役者として私が好きだったのは主演のビアトリクスを演じたレニー・ゼルウィガーなのだが、あとはウォーン社のノーマンの二人の兄が、イギリスっぽいというか、なんというかカフカの『変身』に出てくる三人の紳士のイメージを思い出して、可笑しかった。

 

風景的には、ロンドンの街中や屋敷の中のビアトリクスの部屋のイメージと、湖水地方の農場に引っ越した後の室内の素朴な家具、そして何より美しい風景との対比、また両親のヴィクトリア時代的な人生観とビアトリクスたち「新しい時代」の人生観の対比、生き生きと絵本を書き続けているときと恋人の死を知っての身も世もない落ち込み、また湖水地方に移転してからの生き生きとした生活の対比など、さまざまなところに印象が残った。

 

映画としては、イギリス的なユーモアを感じさせる部分と、アメリカ的なお約束的な無理やり感が感じられる部分があったのだけど、監督がオーストラリア出身で、制作会社がアメリカで、エグゼクティブ・プロデューサーがビアトリクスを演じたレニー・ゼルウィガー自身だということで、純粋なイギリス映画でもアメリカ映画でもなく、そのあたりからちょっとミクストされた感じになったのだろう。

 

この映画を見ながら、人はどういうドラマを生きるか自分で選択する部分と与えられる部分があるのだなあと思った。

 

ビアトリクスは才能のある女性で、でも男社会で正当に評価されない。そこにひょんなことから現れた編集・出版者ノーマンの出現により、望外の成功を収める。ノーマンの死はビアトリクスをロンドンから連れ出し、湖水地方の新しい生活の中でそこでの問題を見つけ、その解決のために果敢に取り組んでいくうちに、弁護士の新しい伴侶を得る。Wikipediaによるとノーマンがなくなったのは1905年(35歳)、弁護士・ウィリアム・ヒーリスと結婚したのは47歳とのことだが、ほぼ彼女の30代の話ということだろう。

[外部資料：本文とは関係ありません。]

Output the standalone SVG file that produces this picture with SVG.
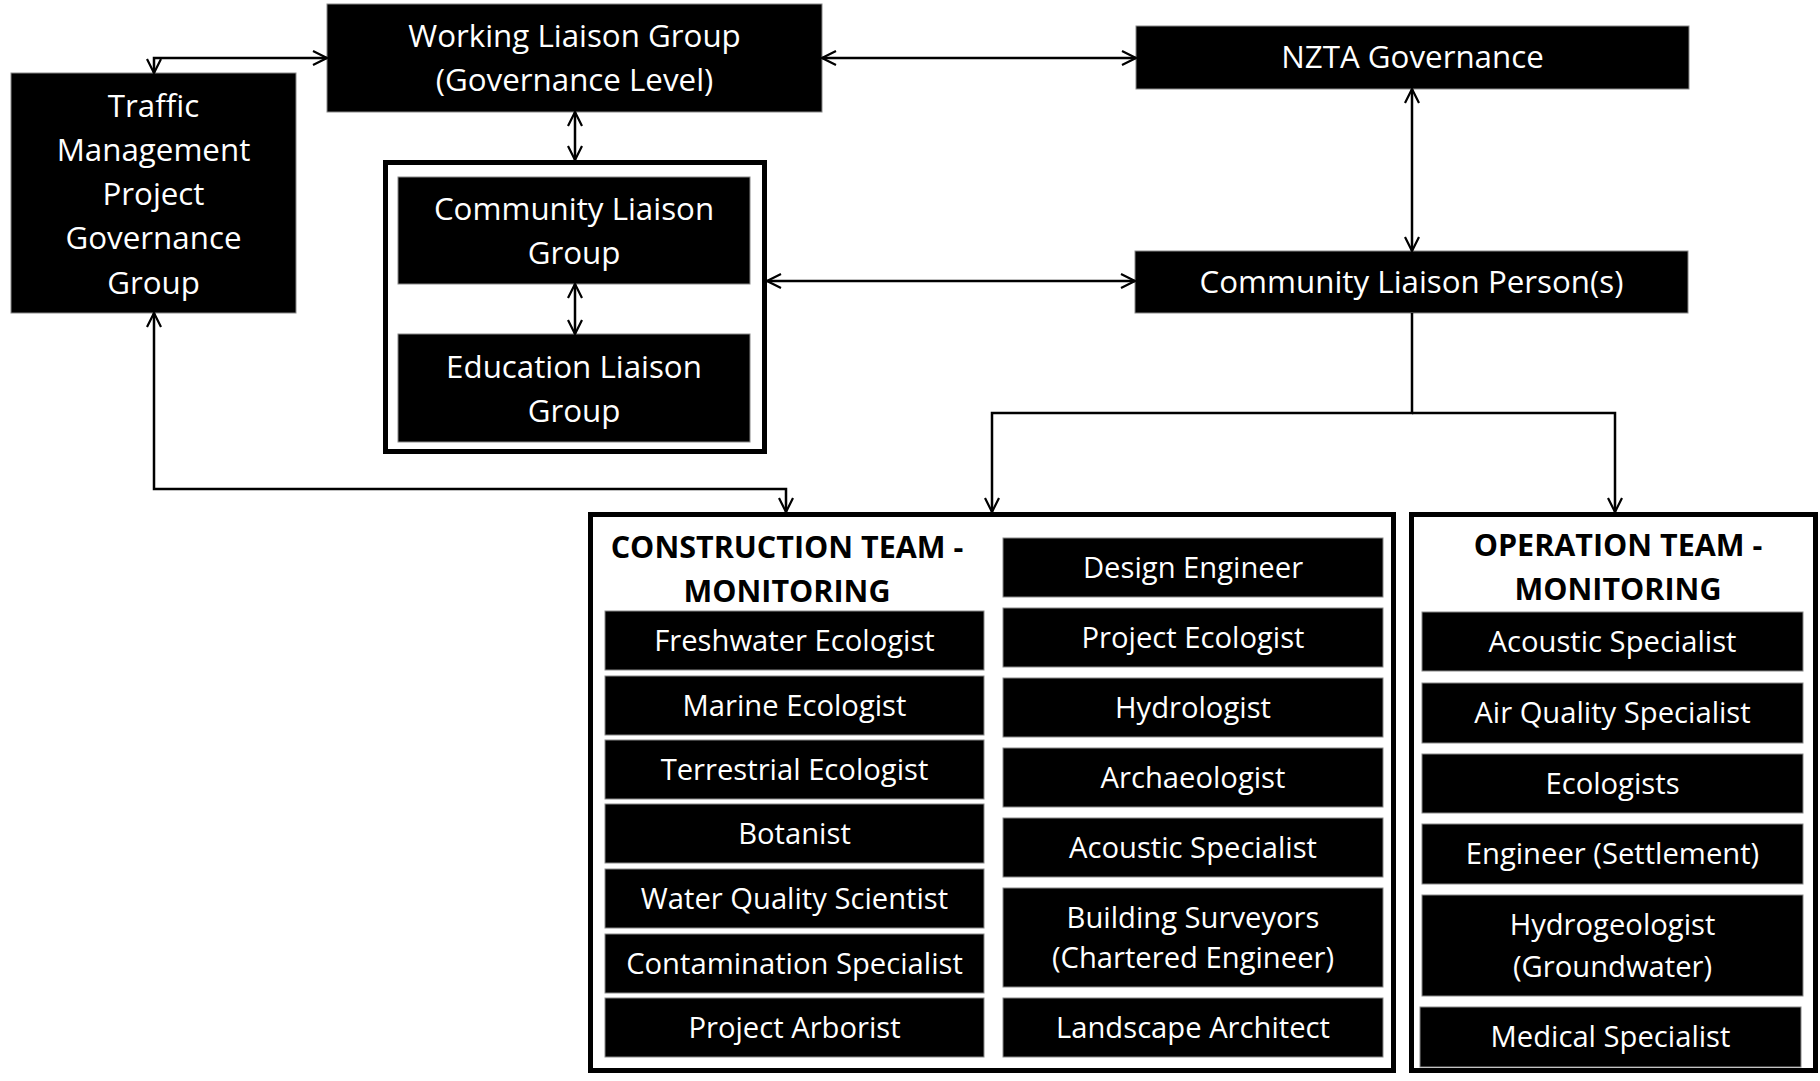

この映画の時点でレニー・ゼルウィガーは37歳だから、まさにその中心の時期になるということだろう。

 

ビアトリクスは「人と違っても自分の望みを果たすことを求めて生きる」というドラマを選んだわけだけど、図らずも「愛する人を失った才能ある女性の死と再生の物語」というドラマと、「成功した高名な財産ある女性」というドラマをも生きることになった。そしてそこにとどまることなく、さらに「自然と景観を守る」という人生をも生きたわけだから、すごい人であることは間違いない。

 

こうしたドラマ映画というものは、自分と同じような境遇を持つ人に対して共感しながら見ることもできるし、またそのドラマの向こうに多くの同じような境遇を持ちながら頑張っている人たちを見ることもできる。

 

どんなふうに行きたいか、どんな人生を選びたいのか、というのは、「自分がどんなドラマを生きるのか」という決意から始まるのだなと思う。

 

その先にどんなドラマが与えられるかはわからないが、生きるということは常に自分がどんな人間であるのかということを明確にすることが求められてくる。

 

ビアトリクス・ポターの人生は一つの明確なビジョンに基づき、運命の試練に耐えながら、自分が選んだドラマを生き抜いていった、稀に見る優れた、素晴らしい女性の人生だったということができるだろう。

 

どんなときにも、自分はどのようなドラマを生きるつもりなのか、そのビジョンを明確にしていなければならない。

 

この映画のことを思い出しながら、そんなことを思ったのだった。